- **EXERCISE GOAL**
Retype, with no alterations, every line between the one containing "Output the Python" and the one containing "yscale = alt.Scale(domain=[10, 32.5], nice=False, zero=False)", counting both of those lines too. Pictures are to be left out.

..........

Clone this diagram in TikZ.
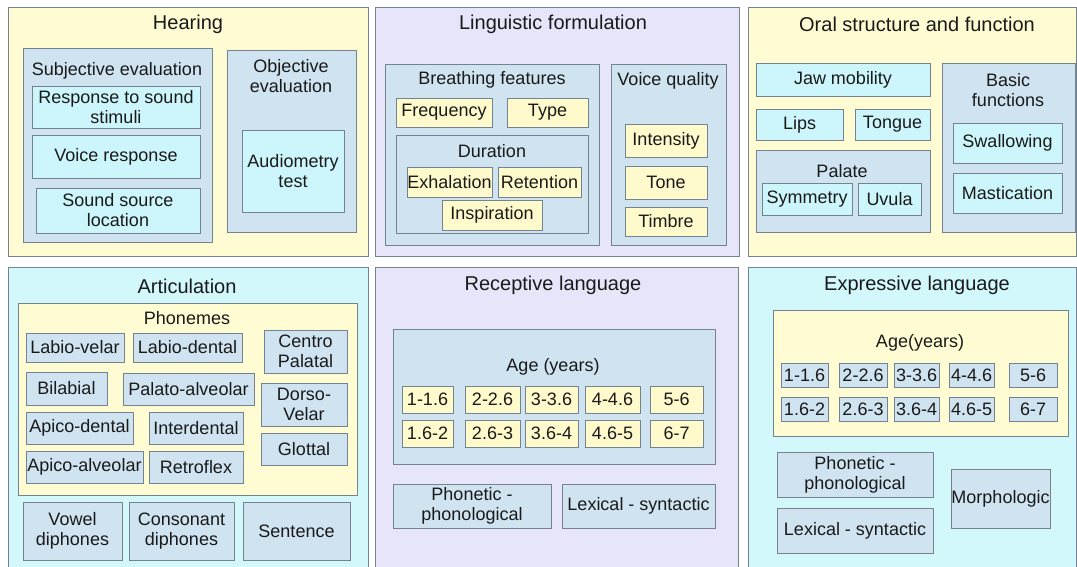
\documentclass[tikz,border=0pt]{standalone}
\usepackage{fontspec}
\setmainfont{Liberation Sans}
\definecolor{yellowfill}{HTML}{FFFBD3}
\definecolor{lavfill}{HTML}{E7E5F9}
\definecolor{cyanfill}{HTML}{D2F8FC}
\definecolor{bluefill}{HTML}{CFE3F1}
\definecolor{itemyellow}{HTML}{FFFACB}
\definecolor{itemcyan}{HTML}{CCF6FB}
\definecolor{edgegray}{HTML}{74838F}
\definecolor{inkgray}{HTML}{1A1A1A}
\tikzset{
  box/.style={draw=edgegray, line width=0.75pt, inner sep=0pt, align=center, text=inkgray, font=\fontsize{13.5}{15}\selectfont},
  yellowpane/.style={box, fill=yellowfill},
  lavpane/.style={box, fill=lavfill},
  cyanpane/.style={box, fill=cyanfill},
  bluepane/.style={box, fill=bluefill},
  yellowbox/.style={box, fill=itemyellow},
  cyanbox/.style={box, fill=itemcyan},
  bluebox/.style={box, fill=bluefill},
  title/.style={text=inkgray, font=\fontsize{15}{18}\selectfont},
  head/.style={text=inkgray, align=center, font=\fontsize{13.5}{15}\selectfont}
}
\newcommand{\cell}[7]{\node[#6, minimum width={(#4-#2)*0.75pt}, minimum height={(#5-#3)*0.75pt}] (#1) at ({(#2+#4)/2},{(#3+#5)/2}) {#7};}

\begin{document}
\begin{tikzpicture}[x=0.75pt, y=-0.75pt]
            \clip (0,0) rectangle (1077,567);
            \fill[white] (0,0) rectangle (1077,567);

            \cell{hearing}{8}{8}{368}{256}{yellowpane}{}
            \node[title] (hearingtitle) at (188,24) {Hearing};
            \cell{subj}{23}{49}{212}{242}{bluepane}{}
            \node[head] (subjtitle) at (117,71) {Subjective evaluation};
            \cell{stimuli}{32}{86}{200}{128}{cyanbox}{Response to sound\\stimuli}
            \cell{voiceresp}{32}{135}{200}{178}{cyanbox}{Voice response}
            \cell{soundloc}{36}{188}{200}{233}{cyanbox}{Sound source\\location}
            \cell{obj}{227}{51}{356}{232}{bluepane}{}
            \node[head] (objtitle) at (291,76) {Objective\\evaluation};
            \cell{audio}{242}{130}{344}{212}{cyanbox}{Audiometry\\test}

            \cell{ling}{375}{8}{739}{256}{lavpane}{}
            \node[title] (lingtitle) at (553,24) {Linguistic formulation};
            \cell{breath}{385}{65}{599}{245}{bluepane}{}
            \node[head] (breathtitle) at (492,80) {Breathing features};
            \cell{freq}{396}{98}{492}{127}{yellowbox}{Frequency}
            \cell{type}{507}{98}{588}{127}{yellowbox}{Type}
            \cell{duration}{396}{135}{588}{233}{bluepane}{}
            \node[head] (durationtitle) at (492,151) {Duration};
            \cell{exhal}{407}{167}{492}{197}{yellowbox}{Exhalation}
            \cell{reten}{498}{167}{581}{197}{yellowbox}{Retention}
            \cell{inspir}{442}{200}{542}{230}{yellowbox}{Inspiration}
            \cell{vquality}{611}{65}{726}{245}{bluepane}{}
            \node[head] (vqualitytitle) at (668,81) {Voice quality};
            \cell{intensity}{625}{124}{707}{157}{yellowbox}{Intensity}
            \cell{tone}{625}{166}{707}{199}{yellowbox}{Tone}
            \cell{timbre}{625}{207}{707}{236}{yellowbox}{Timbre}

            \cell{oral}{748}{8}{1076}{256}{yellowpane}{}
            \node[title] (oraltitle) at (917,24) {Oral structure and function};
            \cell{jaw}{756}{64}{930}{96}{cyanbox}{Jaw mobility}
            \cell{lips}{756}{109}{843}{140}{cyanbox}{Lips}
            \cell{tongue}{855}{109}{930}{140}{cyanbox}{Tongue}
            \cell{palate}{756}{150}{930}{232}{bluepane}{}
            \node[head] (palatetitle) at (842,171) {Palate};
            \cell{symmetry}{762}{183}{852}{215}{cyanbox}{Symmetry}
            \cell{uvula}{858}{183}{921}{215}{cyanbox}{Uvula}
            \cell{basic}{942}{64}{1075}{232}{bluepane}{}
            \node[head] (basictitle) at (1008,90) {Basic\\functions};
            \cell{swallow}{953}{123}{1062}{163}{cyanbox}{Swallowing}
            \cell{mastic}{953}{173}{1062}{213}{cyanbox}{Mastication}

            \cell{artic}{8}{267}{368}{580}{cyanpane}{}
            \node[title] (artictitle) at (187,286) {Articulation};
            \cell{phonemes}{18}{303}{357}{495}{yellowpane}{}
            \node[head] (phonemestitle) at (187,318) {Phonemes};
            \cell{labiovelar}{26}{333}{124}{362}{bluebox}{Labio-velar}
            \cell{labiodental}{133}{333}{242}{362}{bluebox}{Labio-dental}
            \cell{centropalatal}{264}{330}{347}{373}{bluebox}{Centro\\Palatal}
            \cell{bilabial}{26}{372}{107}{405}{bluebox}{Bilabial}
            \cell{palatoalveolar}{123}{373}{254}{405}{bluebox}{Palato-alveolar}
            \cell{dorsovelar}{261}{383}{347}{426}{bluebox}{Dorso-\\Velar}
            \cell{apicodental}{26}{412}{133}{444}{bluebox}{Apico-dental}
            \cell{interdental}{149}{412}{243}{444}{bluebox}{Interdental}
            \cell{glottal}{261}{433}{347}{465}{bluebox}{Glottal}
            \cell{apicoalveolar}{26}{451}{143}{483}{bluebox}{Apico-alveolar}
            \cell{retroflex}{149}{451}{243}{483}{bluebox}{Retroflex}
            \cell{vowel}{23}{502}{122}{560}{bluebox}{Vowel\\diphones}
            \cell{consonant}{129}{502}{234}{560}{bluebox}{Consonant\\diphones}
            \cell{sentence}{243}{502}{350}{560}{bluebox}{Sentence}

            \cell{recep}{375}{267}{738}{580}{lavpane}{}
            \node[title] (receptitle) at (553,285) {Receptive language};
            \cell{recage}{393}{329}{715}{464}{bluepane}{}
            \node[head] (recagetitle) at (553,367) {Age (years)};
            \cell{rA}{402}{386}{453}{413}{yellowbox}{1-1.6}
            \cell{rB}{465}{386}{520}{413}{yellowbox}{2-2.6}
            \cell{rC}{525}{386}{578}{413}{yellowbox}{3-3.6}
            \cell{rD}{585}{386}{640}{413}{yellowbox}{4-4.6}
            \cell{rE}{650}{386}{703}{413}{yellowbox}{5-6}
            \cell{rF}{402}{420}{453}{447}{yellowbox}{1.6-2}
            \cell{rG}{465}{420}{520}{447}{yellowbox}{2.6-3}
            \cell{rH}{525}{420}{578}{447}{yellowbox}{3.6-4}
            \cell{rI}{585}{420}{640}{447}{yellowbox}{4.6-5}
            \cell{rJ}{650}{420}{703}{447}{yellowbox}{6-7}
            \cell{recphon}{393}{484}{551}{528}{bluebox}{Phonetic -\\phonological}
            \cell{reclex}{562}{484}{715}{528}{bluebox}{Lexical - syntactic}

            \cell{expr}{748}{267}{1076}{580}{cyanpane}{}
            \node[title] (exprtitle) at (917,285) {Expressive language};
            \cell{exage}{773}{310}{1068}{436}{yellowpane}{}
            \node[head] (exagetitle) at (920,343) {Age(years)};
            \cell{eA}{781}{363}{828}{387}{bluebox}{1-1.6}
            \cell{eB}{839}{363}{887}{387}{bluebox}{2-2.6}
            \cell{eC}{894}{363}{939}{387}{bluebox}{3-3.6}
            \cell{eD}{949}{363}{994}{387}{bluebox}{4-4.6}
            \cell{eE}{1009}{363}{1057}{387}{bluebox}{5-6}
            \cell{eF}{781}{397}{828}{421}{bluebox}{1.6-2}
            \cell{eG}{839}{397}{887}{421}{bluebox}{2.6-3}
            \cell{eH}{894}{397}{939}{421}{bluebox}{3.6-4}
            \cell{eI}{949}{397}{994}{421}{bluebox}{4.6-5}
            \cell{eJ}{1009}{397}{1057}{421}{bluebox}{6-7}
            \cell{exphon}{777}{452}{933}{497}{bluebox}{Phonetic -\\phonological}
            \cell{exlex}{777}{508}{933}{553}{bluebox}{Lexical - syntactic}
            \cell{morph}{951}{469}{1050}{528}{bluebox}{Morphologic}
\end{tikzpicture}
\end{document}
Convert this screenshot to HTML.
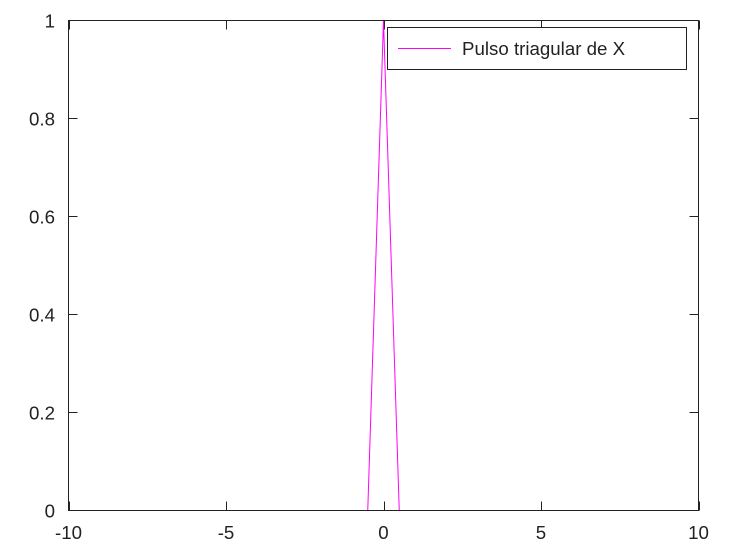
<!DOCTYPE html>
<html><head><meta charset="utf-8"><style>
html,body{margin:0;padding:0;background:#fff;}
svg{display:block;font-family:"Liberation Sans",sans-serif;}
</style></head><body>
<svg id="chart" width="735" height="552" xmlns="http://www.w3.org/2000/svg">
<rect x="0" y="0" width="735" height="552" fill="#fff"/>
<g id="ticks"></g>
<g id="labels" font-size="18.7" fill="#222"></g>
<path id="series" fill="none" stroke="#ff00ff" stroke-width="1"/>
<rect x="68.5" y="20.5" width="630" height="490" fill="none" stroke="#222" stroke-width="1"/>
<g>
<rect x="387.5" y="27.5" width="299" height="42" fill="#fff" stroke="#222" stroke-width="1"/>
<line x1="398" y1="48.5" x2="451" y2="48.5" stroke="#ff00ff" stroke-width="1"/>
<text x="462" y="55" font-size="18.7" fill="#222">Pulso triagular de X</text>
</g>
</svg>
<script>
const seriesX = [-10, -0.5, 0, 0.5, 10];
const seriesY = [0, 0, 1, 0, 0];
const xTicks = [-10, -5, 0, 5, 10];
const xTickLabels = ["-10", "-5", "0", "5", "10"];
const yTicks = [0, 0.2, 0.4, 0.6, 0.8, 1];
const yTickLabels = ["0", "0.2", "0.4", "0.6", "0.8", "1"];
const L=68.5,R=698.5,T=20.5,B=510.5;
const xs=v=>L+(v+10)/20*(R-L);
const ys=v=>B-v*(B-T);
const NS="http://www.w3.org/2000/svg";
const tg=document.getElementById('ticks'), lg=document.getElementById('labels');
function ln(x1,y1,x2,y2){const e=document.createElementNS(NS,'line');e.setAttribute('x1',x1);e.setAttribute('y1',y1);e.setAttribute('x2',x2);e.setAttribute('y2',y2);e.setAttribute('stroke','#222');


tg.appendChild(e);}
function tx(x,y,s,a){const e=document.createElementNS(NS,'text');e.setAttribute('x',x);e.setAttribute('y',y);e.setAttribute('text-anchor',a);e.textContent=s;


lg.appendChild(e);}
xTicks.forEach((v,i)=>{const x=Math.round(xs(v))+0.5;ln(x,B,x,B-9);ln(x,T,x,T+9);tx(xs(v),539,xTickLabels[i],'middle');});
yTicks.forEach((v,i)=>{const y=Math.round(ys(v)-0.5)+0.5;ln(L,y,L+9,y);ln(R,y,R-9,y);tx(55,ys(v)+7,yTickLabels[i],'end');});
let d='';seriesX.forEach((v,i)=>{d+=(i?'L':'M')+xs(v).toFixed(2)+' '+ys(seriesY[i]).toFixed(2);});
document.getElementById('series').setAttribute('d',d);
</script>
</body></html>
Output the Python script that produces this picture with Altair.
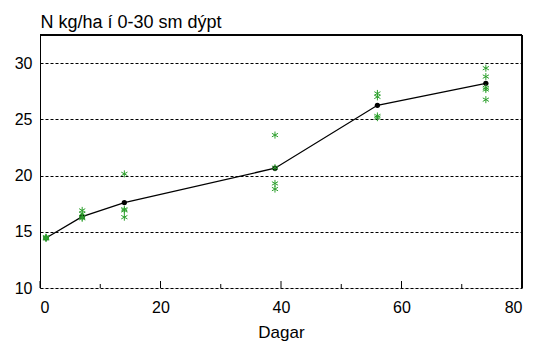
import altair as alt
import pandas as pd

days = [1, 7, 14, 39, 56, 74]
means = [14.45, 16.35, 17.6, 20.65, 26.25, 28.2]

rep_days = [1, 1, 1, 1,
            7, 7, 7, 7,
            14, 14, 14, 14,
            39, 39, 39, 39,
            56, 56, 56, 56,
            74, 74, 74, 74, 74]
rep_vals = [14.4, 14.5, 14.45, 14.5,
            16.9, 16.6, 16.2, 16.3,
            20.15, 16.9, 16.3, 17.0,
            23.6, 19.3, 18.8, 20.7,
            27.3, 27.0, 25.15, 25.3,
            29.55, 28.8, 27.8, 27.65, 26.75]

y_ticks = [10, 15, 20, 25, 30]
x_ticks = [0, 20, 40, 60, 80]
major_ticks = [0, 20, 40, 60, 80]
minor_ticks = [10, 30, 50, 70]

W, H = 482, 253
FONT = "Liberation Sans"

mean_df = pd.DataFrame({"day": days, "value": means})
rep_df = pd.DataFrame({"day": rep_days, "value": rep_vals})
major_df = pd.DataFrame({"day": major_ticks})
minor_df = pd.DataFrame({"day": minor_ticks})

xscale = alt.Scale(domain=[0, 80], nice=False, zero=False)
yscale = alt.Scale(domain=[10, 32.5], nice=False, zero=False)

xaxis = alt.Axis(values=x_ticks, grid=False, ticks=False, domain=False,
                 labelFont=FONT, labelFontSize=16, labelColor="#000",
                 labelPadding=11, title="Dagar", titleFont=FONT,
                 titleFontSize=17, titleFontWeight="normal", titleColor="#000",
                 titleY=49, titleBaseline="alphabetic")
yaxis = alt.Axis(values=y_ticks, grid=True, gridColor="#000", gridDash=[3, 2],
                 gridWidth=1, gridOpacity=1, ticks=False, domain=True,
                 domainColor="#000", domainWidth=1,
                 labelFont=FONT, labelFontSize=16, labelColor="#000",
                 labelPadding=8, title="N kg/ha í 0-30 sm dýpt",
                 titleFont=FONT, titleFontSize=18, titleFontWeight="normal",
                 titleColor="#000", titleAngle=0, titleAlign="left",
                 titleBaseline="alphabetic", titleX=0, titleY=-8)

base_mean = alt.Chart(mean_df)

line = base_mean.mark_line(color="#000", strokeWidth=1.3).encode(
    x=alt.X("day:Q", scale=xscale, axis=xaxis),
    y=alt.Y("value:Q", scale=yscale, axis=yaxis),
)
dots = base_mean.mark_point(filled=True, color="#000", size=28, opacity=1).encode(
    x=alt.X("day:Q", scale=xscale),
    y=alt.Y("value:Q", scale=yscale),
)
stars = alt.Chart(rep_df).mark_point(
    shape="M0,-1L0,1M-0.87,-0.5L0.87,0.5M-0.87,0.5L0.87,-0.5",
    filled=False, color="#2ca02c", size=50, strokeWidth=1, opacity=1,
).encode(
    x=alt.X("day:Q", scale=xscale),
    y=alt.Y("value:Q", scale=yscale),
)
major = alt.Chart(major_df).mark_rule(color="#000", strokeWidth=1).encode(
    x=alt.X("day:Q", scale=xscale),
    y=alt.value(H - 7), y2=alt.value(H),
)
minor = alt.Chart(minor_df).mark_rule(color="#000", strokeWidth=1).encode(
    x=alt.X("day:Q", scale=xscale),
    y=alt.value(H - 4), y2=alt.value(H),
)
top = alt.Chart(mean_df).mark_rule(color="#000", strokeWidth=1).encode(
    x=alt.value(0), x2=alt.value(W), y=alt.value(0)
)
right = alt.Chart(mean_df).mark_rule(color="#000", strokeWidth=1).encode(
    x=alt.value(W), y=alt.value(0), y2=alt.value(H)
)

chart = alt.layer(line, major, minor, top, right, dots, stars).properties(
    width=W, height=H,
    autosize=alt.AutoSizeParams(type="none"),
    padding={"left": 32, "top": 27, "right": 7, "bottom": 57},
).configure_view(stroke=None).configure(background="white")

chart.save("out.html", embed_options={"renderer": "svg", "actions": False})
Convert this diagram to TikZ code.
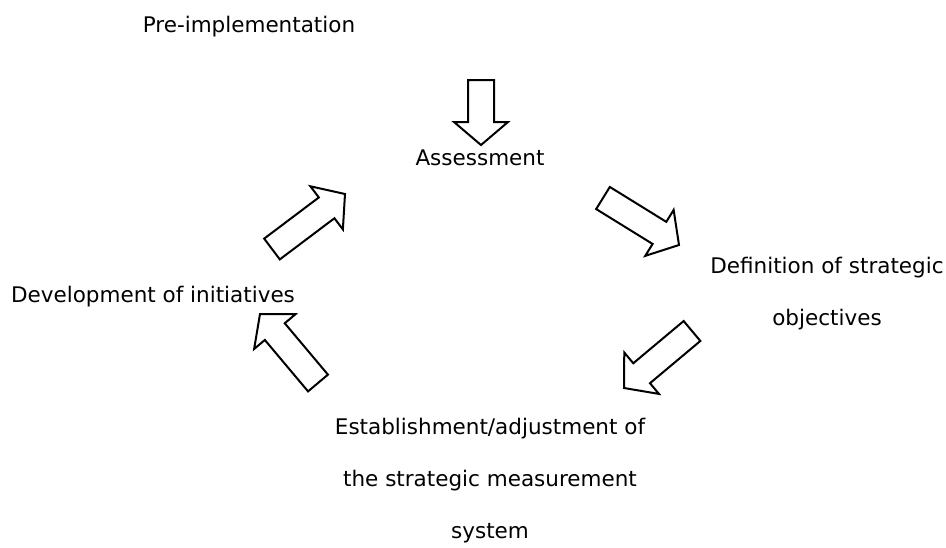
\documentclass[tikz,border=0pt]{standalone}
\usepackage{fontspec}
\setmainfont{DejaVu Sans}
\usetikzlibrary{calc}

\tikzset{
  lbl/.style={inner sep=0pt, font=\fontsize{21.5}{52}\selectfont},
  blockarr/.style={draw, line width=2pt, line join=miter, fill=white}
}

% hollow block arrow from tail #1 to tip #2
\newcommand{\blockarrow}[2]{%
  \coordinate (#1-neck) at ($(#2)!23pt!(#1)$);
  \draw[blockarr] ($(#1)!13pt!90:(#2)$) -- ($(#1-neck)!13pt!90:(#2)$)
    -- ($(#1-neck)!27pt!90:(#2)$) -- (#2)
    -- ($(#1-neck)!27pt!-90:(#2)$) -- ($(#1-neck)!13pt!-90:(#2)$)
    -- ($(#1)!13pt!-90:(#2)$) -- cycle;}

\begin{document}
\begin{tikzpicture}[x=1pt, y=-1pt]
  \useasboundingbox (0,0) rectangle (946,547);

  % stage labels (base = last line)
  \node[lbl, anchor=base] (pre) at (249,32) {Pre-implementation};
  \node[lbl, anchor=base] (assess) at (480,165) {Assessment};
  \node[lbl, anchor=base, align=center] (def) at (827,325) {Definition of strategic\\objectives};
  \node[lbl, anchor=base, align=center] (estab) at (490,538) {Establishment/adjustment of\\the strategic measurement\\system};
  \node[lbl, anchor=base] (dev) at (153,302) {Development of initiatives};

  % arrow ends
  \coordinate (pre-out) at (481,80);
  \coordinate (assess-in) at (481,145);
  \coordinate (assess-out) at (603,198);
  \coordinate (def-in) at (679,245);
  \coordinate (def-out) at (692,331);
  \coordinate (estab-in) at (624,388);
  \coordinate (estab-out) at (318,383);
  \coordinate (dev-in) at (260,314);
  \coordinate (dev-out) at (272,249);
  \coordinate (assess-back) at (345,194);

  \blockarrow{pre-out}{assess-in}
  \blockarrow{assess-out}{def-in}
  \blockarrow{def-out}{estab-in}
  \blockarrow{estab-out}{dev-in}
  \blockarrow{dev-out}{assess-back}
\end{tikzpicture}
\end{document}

..........

- **EXPECTED ANSWER**
Output the Python script that produces this picture with Altair.
import altair as alt
import pandas as pd

days = [1, 7, 14, 39, 56, 74]
means = [14.45, 16.35, 17.6, 20.65, 26.25, 28.2]

rep_days = [1, 1, 1, 1,
            7, 7, 7, 7,
            14, 14, 14, 14,
            39, 39, 39, 39,
            56, 56, 56, 56,
            74, 74, 74, 74, 74]
rep_vals = [14.4, 14.5, 14.45, 14.5,
            16.9, 16.6, 16.2, 16.3,
            20.15, 16.9, 16.3, 17.0,
            23.6, 19.3, 18.8, 20.7,
            27.3, 27.0, 25.15, 25.3,
            29.55, 28.8, 27.8, 27.65, 26.75]

y_ticks = [10, 15, 20, 25, 30]
x_ticks = [0, 20, 40, 60, 80]
major_ticks = [0, 20, 40, 60, 80]
minor_ticks = [10, 30, 50, 70]

W, H = 482, 253
FONT = "Liberation Sans"

mean_df = pd.DataFrame({"day": days, "value": means})
rep_df = pd.DataFrame({"day": rep_days, "value": rep_vals})
major_df = pd.DataFrame({"day": major_ticks})
minor_df = pd.DataFrame({"day": minor_ticks})

xscale = alt.Scale(domain=[0, 80], nice=False, zero=False)
yscale = alt.Scale(domain=[10, 32.5], nice=False, zero=False)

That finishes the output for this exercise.